Узбек, уже поставивший ногу на первую ступеньку, обернулся, словно что-то вспомнив.
— Ты, Лех, по жизни лучше другим чем-то займись. Не твоя это тема, по ходу. И, слышишь, ты меня не ищи потом, оно тебе же, вася, хуже обернется.
Старший Шаманов яростно замотал вынутой из тисков головой.
— Или ищи, мне похую, — хрюкнул палач и заскрипел ступеньками.
Леха, отомкнувший второй замок и кинувшийся приводить в чувство брата, не услышал, как в дальнем углу подвала застонал искалеченный совместными усилиями Саши и демона Сися.
114
Степа вспомнил мамину улыбку.
Папину вечную небритость.
Бабушкин айвовый компот.
Машкины бездонные зеленые глаза, словно знавшие о нем намного больше, чем он знал о себе сам.
— Мразь, — твердо сказал он и выстрелил Шварцу в лицо.
Тот опрокинулся назад, словно на полной скорости налетев на невидимую стену, и рухнул на спину в облаке кровавых брызг, осколков черепа и раскрошенных зубов.
Новенький не улыбался.
115
— Блять, Патрашин, ну какого хуя ты за этими лишенцами не смотришь?! Оформлять теперь, рапорты-хуяпорты, без премии останемся!..
— За каждым смотреть, товарищ капитан, — поломается кровать. Вздернулся и вздернулся, первый он такой, что ли. В полной мере, так сказать, ощутил раскаяние в стенах одиночной камеры, не совладал с нахлынувшим сожалением о содеянном, скрутил, понимаешь, простынь…
— Простыню! Село, блять.
— Виноват, товарищ капитан. Скрутил простыню и свел, если можно так выразиться, счеты со своей никчемной жизнью.
— Ты его сам, что ли, удавил? Ну-ка в глаза посмотри!
— Я?! Обижаете, товарищ капитан. Всрался он мне. Калека же убогий — весь переломанный, зубов нет, челюсть только вот недавно заросла. Да и на голову, как говорится, ебнутый. Грех на душу! Ересь какую-то нес последние дни, блажил, я хотел в строгач отвести да поморозить там с недельку, а он вон сам управился.
— Ладно, хер с тобой, Патрашин. Давай там, катай рапорт, как ты говорил: в полной мере не совладал, вот эта вся хуйня… Кто их, торчков ебаных, считает.
— Точно так, товарищ капитан.
— А что он моросил-то? Ты говоришь, блажил. Не посдавал никого под шумок?
— Так ебанутый, говорю же. Кричал, по типу, забери мою жизнь, во имя тебя, про божественные улыбки какие-то.
— Сука, наркоман сраный. Это тот, как его, Сиськин? Которого СОБР разломал в Чалтыре?
— Ситников. Он, да.
— Улыбки, блять. Райкин нашелся.

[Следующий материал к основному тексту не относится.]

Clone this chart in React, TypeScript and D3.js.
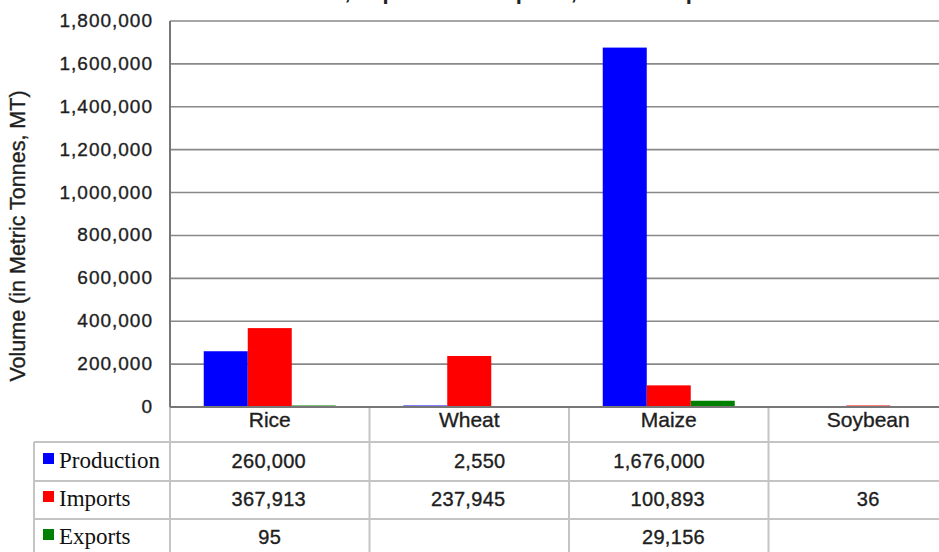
import * as d3 from "d3";
import React from "react";

const categories = ["Rice", "Wheat", "Maize", "Soybean"];
const seriesNames = ["Production", "Imports", "Exports"];
const production = [260000, 2550, 1676000, null];
const imports = [367913, 237945, 100893, 36];
const exportsVol = [95, null, 29156, null];
const yTicks = [0, 200000, 400000, 600000, 800000, 1000000, 1200000, 1400000, 1600000, 1800000];
const colors = ["#0000ff", "#ff0000", "#008000"];

const W = 939;
const H = 552;
const left = 170;
const top = 21;
const bottom = 407;
const bandW = 199.5;

export default function App() {
  const seriesValues = [production, imports, exportsVol];
  const fmt = d3.format(",");

  const x0 = d3
    .scaleBand()
    .domain(categories)
    .range([left, left + bandW * categories.length]);
  const x1 = d3
    .scaleBand()
    .domain(seriesNames)
    .range([0, x0.bandwidth()])
    .paddingInner(0)
    .paddingOuter(0.767);
  const y = d3.scaleLinear().domain([0, 1800000]).range([bottom, top]);

  // table rows
  const rowLines = [442, 481, 519];
  const rowMid = [462, 500, 538];
  const tableLine = "#c4c4c4";
  const sans = "'Liberation Sans', Arial, Helvetica, sans-serif";
  const ink = { fill: "#1e1e1e", stroke: "#1e1e1e", strokeWidth: 0.35 };

  return (
    <svg
      width={W}
      height={H}
      style={{ position: "absolute", left: 0, top: 0, background: "#fff" }}
      fontFamily={sans}
    >
      {/* title, cut off at the top like the source */}
      <text x={465} y={-1} textAnchor="middle" fontSize={22} fontWeight="bold" fill="#222">
        Grain Production, Imports and Exports, 2011 Comparison
      </text>

      {/* gridlines */}
      {yTicks.map((t) => (
        <line
          key={"g" + t}
          x1={left}
          x2={W}
          y1={y(t)}
          y2={y(t)}
          stroke="#888"
          strokeWidth={1.6}
        />
      ))}

      {/* y tick labels */}
      {yTicks.map((t) => (
        <text
          key={"t" + t}
          x={153}
          y={y(t) + 1}
          textAnchor="end"
          dominantBaseline="middle"
          fontSize={19}
          letterSpacing={1}
          {...ink}
        >
          {fmt(t)}
        </text>
      ))}

      <text
        transform={`translate(25,236) rotate(-90)`}
        textAnchor="middle"
        fontSize={21.5}
        {...ink}
      >
        Volume (in Metric Tonnes, MT)
      </text>

      {/* bars */}
      {categories.map((c, i) => (
        <g key={c} transform={`translate(${x0(c)},0)`}>
          {seriesNames.map((s, k) => {
            const v = seriesValues[k][i];
            if (v == null) return null;
            const h = Math.max(bottom - y(v), 1.5);
            return (
              <rect
                key={s}
                x={x1(s)}
                y={bottom - h}
                width={x1.bandwidth()}
                height={h}
                fill={colors[k]}
              />
            );
          })}
        </g>
      ))}

      {/* table lines */}
      {rowLines.map((ry) => (
        <line key={"r" + ry} x1={34} x2={W} y1={ry} y2={ry} stroke={tableLine} strokeWidth={2} />
      ))}
      <line x1={34} x2={34} y1={rowLines[0]} y2={H} stroke={tableLine} strokeWidth={2} />
      {categories.map((c) => (
        <line
          key={"v" + c}
          x1={x0(c)}
          x2={x0(c)}
          y1={bottom}
          y2={H}
          stroke={tableLine}
          strokeWidth={2}
        />
      ))}

      {/* axes */}
      <line x1={left} x2={left} y1={top} y2={bottom} stroke="#777" strokeWidth={2} />
      <line x1={left} x2={W} y1={bottom} y2={bottom} stroke="#777" strokeWidth={2} />

      {/* category labels */}
      {categories.map((c) => (
        <text
          key={"c" + c}
          x={x0(c) + x0.bandwidth() / 2}
          y={421}
          textAnchor="middle"
          dominantBaseline="middle"
          fontSize={21}
          {...ink}
        >
          {c}
        </text>
      ))}

      {/* legend cells */}
      {seriesNames.map((s, k) => (
        <g key={"l" + s}>
          <rect x={43} y={rowMid[k] - 9} width={11} height={11} fill={colors[k]} />
          <text
            x={59}
            y={rowMid[k] + 1}
            dominantBaseline="middle"
            fontSize={23}
            fontFamily="'Liberation Serif', 'Times New Roman', serif"
            fill="#111"
          >
            {s}
          </text>
        </g>
      ))}

      {/* values */}
      {seriesNames.map((s, k) =>
        categories.map((c, i) => {
          const v = seriesValues[k][i];
          if (v == null) return null;
          const str = fmt(v);
          const short = str.length < 4;
          return (
            <text
              key={s + c}
              x={short ? x0(c) + x0.bandwidth() / 2 : x0(c) + 136}
              y={rowMid[k] + 1}
              textAnchor={short ? "middle" : "end"}
              dominantBaseline="middle"
              fontSize={20}
              letterSpacing={0.3}
              {...ink}
            >
              {str}
            </text>
          );
        })
      )}
    </svg>
  );
}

Всё, Патрашин, свободен.
— Слушаюсь… А, товарищ капитан! Там трупик кремировать бы по-тихому.
— А что за спешка?
— Да мне как-то он… Не очень. Ну, страшно мне.
— Ты че несешь, Патрашин?! Тоже под шумок ебнулся со своим подопечным?!

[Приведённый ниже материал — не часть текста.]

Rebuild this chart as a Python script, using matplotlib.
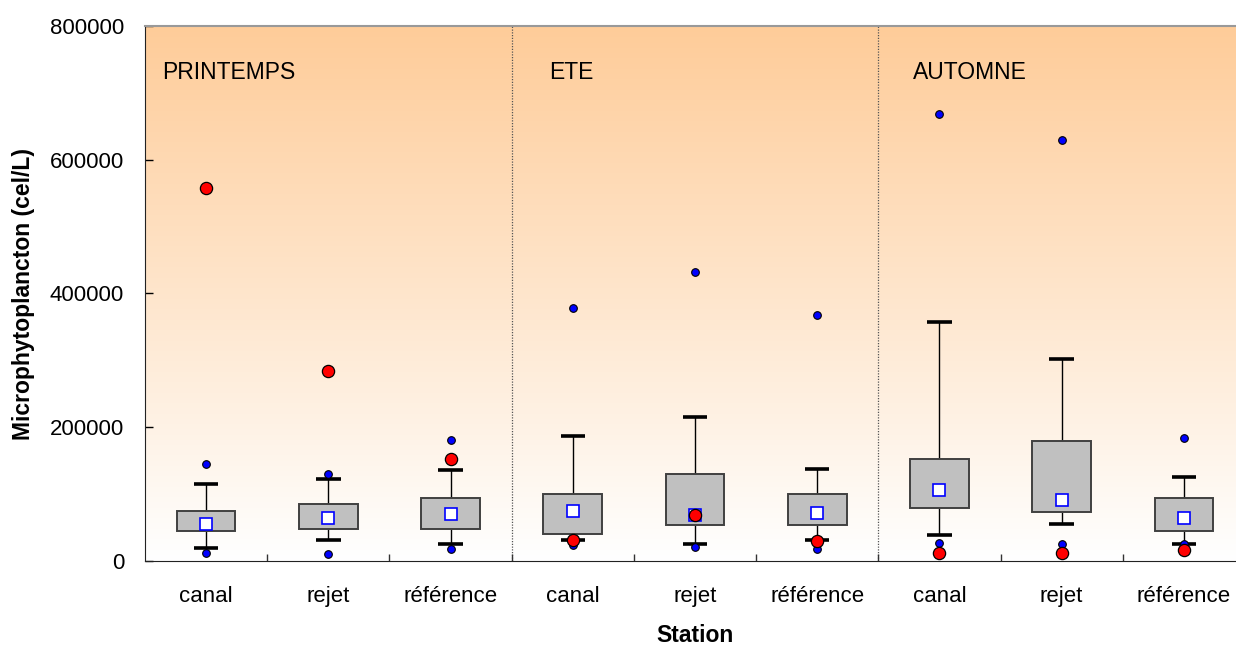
import numpy as np
import matplotlib
matplotlib.use("Agg")
import matplotlib.pyplot as plt
from matplotlib.colors import LinearSegmentedColormap

plt.rcParams['font.family'] = ['Liberation Sans', 'DejaVu Sans']

# --- data -------------------------------------------------------------
seasons = ["PRINTEMPS", "ETE", "AUTOMNE"]
stations = ["canal", "rejet", "référence"]

whisker_low = [19900, 31300, 25400, 31800, 25400, 31800, 38800, 54700, 25400]
q1 = [44300, 47800, 47800, 40300, 53200, 53200, 79100, 73100, 44800]
q3 = [75100, 84600, 94500, 100500, 129800, 100500, 153200, 180100, 94500]
whisker_high = [115400, 122800, 136300, 187000, 214900, 138300, 356700, 302000, 124900]
means = [54800, 64600, 70100, 74100, 68200, 72100, 105500, 91500, 64600]
outlier_low = [11500, 10000, 17400, 23900, 21400, 17400, 27400, 25900, 25400]
outlier_high = [144300, 129400, 181600, 378100, 432800, 367200, 668600, 629800, 183600]
highlight = [557800, 283600, 151800, 31300, 68200, 29900, 11900, 11900, 15900]

y_ticks = [0, 200000, 400000, 600000, 800000]

# --- figure -----------------------------------------------------------
fig = plt.figure(figsize=(12.36, 6.46), dpi=100)
ax = fig.add_axes([145 / 1236, 85 / 646, 1100 / 1236, 535 / 646])

n = len(stations) * len(seasons)
x = np.arange(n)
ax.set_xlim(-0.5, n - 0.5)
ax.set_ylim(0, 800000)

# peach-to-white vertical gradient background
grad = LinearSegmentedColormap.from_list("peach", ["#FFFFFF", "#FECC99"])
ax.imshow(np.linspace(0, 1, 256).reshape(-1, 1), cmap=grad, origin="lower",
          extent=[0, 1, 0, 1], transform=ax.transAxes, aspect="auto", zorder=0)

# whiskers
ax.vlines(x, whisker_low, q1, color="black", lw=1.0, zorder=2)
ax.vlines(x, q3, whisker_high, color="black", lw=1.0, zorder=2)
cap = 0.1
ax.hlines(whisker_low, x - cap, x + cap, color="black", lw=2.6, zorder=3)
ax.hlines(whisker_high, x - cap, x + cap, color="black", lw=2.6, zorder=3)

# boxes
ax.bar(x, np.array(q3) - np.array(q1), bottom=q1, width=0.48,
       color="#C0C0C0", edgecolor="#404040", linewidth=1.4, zorder=2)

# outliers
ax.plot(x, outlier_low, "o", ms=5.5, mfc="#0000FF", mec="black", mew=0.8, zorder=4)
ax.plot(x, outlier_high, "o", ms=5.5, mfc="#0000FF", mec="black", mew=0.8, zorder=4)

# means
ax.plot(x, means, "s", ms=8.5, mfc="white", mec="#0000FF", mew=1.2, zorder=5)

# highlighted observations
ax.plot(x, highlight, "o", ms=8.8, mfc="#FF0000", mec="black", mew=0.9, zorder=6)

# season separators and labels
for b in [2.5, 5.5]:
    ax.axvline(b, color="#555555", lw=0.9, ls=(0, (1, 1.2)), zorder=1)
season_label_x = [-0.36, 2.806, 5.785]
for sx, s in zip(season_label_x, seasons):
    ax.text(sx, 731000, s, fontsize=16.5, va="center", ha="left", zorder=7)

# axes styling
ax.set_yticks(y_ticks)
ax.set_yticklabels([str(v) for v in y_ticks], fontsize=16)
ax.tick_params(axis="y", direction="in", length=6, width=1, pad=15)

ax.set_xticks(np.arange(0.5, n - 0.5, 1.0))
ax.set_xticklabels([])
ax.set_xticks(x, minor=True)
ax.set_xticklabels(stations * len(seasons), minor=True, fontsize=16)
ax.tick_params(axis="x", which="major", direction="in", length=5, width=1, color="#333333")
ax.tick_params(axis="x", which="minor", length=0, pad=18)

ax.spines["left"].set_color("#222222")
ax.spines["bottom"].set_color("#222222")
ax.spines["top"].set_color("#999999")
ax.spines["top"].set_linewidth(1.5)
ax.spines["right"].set_visible(False)

ax.set_xlabel("Station", fontsize=16.5, fontweight="bold", labelpad=12)
ax.set_ylabel("Microphytoplancton (cel/L)", fontsize=16.5, fontweight="bold", labelpad=11)

fig.savefig("out.png", dpi=100)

— Да он лыбится лежит. Вскрыли уже на больничке, внутренности вынули, глаза — а он всё лыбится. Да жутко так, не могу. Как будто анекдот сейчас расскажет. А кто тот анекдот услышит, тот уже и не человек больше.
ЭпилогДекабрь 1993
Лехина «девятина», выковырнутая из сарая в Вешенской, словно за два месяца состарилась на десять лет: внутри было сыро и почему-то потягивало говном, двери начали скрипеть, а мотор кашлял и запинался, как астматик. Ко всему прочему, к моменту начала замеса старший Шаманов не успел переобуться в зимнюю резину, а потом стало не до того, — ехали в результате медленно, по-пенсионерски, в сопровождении возмущенного рева проносящихся мимо фур и даже колхозных грузовичков. Леха поначалу орал угрозы и оскорбления вслед каждому из гудящих, но быстро сдулся, нахохлился и молча смотрел через лобовое стекло в стену сырого снега.

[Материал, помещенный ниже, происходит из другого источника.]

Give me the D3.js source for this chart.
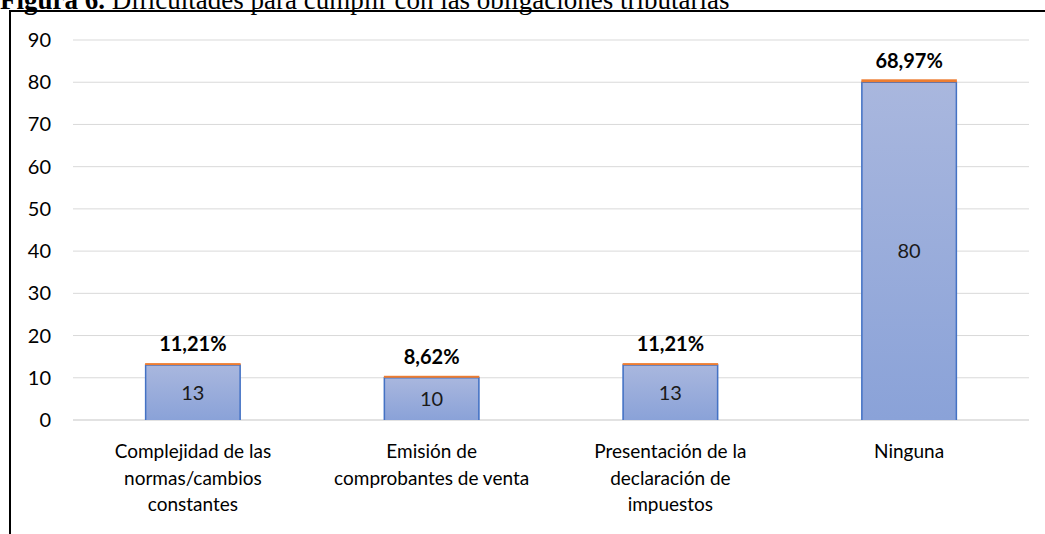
<!DOCTYPE html>
<html><head><meta charset="utf-8">
<script src="https://cdn.jsdelivr.net/npm/d3@7"></script>
<style>body{margin:0;background:#fff;} svg{display:block;}</style>
</head><body>
<script>
const categories = [
  ["Complejidad de las","normas/cambios","constantes"],
  ["Emisión de","comprobantes de venta"],
  ["Presentación de la","declaración de","impuestos"],
  ["Ninguna"]
];
const values = [13, 10, 13, 80];
const percents = [11.21, 8.62, 11.21, 68.97];
const percentLabels = ["11,21%", "8,62%", "11,21%", "68,97%"];
const yTicks = [0,10,20,30,40,50,60,70,80,90];

const W = 1045, H = 534;
const svg = d3.select("body").append("svg").attr("width", W).attr("height", H);
const SANS = "Lato, 'Liberation Sans', sans-serif";

// title (partially cut off at the top, as in the reference)
const title = svg.append("text").attr("x", 0).attr("y", 9)
  .attr("font-family", "'Liberation Serif','Times New Roman',serif").attr("font-size", 27);
title.append("tspan").attr("font-weight", "bold").text("Figura 6.");
title.append("tspan").text(" Dificultades para cumplir con las obligaciones tributarias");

// frame
svg.append("rect").attr("x", 10).attr("y", 11).attr("width", 1100).attr("height", 600)
  .attr("fill", "none").attr("stroke", "#000").attr("stroke-width", 2);

const x = d3.scaleBand().domain(d3.range(categories.length)).range([73.5, 1028.5]).paddingInner(0.6).paddingOuter(0.3);
const y = d3.scaleLinear().domain([0, 90]).range([420, 40]);

const defs = svg.append("defs");
const grad = defs.append("linearGradient").attr("id", "g").attr("x1", 0).attr("y1", 0).attr("x2", 0).attr("y2", 1);
grad.append("stop").attr("offset", "0%").attr("stop-color", "#a9b7de");
grad.append("stop").attr("offset", "100%").attr("stop-color", "#8aa2d8");

// gridlines
svg.append("g").selectAll("line").data(yTicks).join("line")
  .attr("x1", 73).attr("x2", 1029).attr("y1", d => y(d)).attr("y2", d => y(d))
  .attr("stroke", "#d9d9d9").attr("stroke-width", d => d === 0 ? 1.5 : 1);

// y labels
svg.append("g").selectAll("text").data(yTicks).join("text")
  .attr("x", 51).attr("y", d => y(d)).attr("dy", "0.35em").attr("text-anchor", "end")
  .attr("font-family", SANS).attr("font-size", 20).attr("fill", "#000")
  .text(d => d);

// bars
const bw = x.bandwidth();
const bars = svg.append("g");
bars.selectAll("rect.v").data(values).join("rect").attr("class", "v")
  .attr("x", (d, i) => x(i)).attr("width", bw)
  .attr("y", d => y(d)).attr("height", d => y(0) - y(d))
  .attr("fill", "url(#g)");
bars.selectAll("path.o").data(values).join("path").attr("class", "o")
  .attr("d", (d, i) => `M${x(i)+0.5},${y(0)} V${y(d)} H${x(i)+bw-0.5} V${y(0)}`)
  .attr("fill", "none").attr("stroke", "#4472c4").attr("stroke-width", 1.5);
// stacked percentage segment (orange)
bars.selectAll("rect.p").data(percents).join("rect").attr("class", "p")
  .attr("x", (d, i) => x(i)).attr("width", bw)
  .attr("y", (d, i) => Math.min(y(values[i] + d / 100), y(values[i]) - 2))
  .attr("height", (d, i) => Math.max(y(values[i]) - y(values[i] + d / 100), 2))
  .attr("fill", "#ed7d31");

// value labels inside
svg.append("g").selectAll("text").data(values).join("text")
  .attr("x", (d, i) => x(i) + bw / 2).attr("y", d => (y(d) + y(0)) / 2).attr("dy", "0.35em")
  .attr("text-anchor", "middle").attr("font-family", SANS)
  .attr("font-size", 20).attr("fill", "#1a1a1a").text(d => d);

// percent labels
svg.append("g").selectAll("text").data(percentLabels).join("text")
  .attr("x", (d, i) => x(i) + bw / 2).attr("y", (d, i) => y(values[i]) - 14)
  .attr("text-anchor", "middle").attr("font-family", SANS)
  .attr("font-weight", "bold").attr("font-size", 20).attr("fill", "#000").text(d => d);

// category labels
const cg = svg.append("g");
categories.forEach((lines, i) => {
  const t = cg.append("text").attr("text-anchor", "middle")
    .attr("font-family", SANS).attr("font-size", 19).attr("fill", "#000");
  lines.forEach((ln, k) => {
    t.append("tspan").attr("x", x(i) + bw / 2).attr("y", 458 + k * 26.5).text(ln);
  });
});
</script>
</body></html>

— Газани, че ты как телка, — вдруг выпалил он, не в силах больше сдерживать раздражение.
Саша промолчал и газовать не стал.
Машину вел он — брат с покалеченной Хасимом ногой не мог управляться с педалями, да и, собственно, ходить без костылей. Врачи говорили, что эта балалайка минимум на полгода — но говорили такими неубедительными голосами и так характерно отводили при этом глаза, что оба Шамана понимали: полгода — это от фонаря, чтобы раненый бандос не устроил в приемном отделении бычку, узнав правду.
У самого Саши простреленная Фармацевтом навылет ляжка зажила, как на собаке: пуля чудом не задела ни артерию, ни кости. Повезло, что называется, так повезло.
— Не с тобой говорят, еб твою? — не унимался Леха. — Леща надо оформить?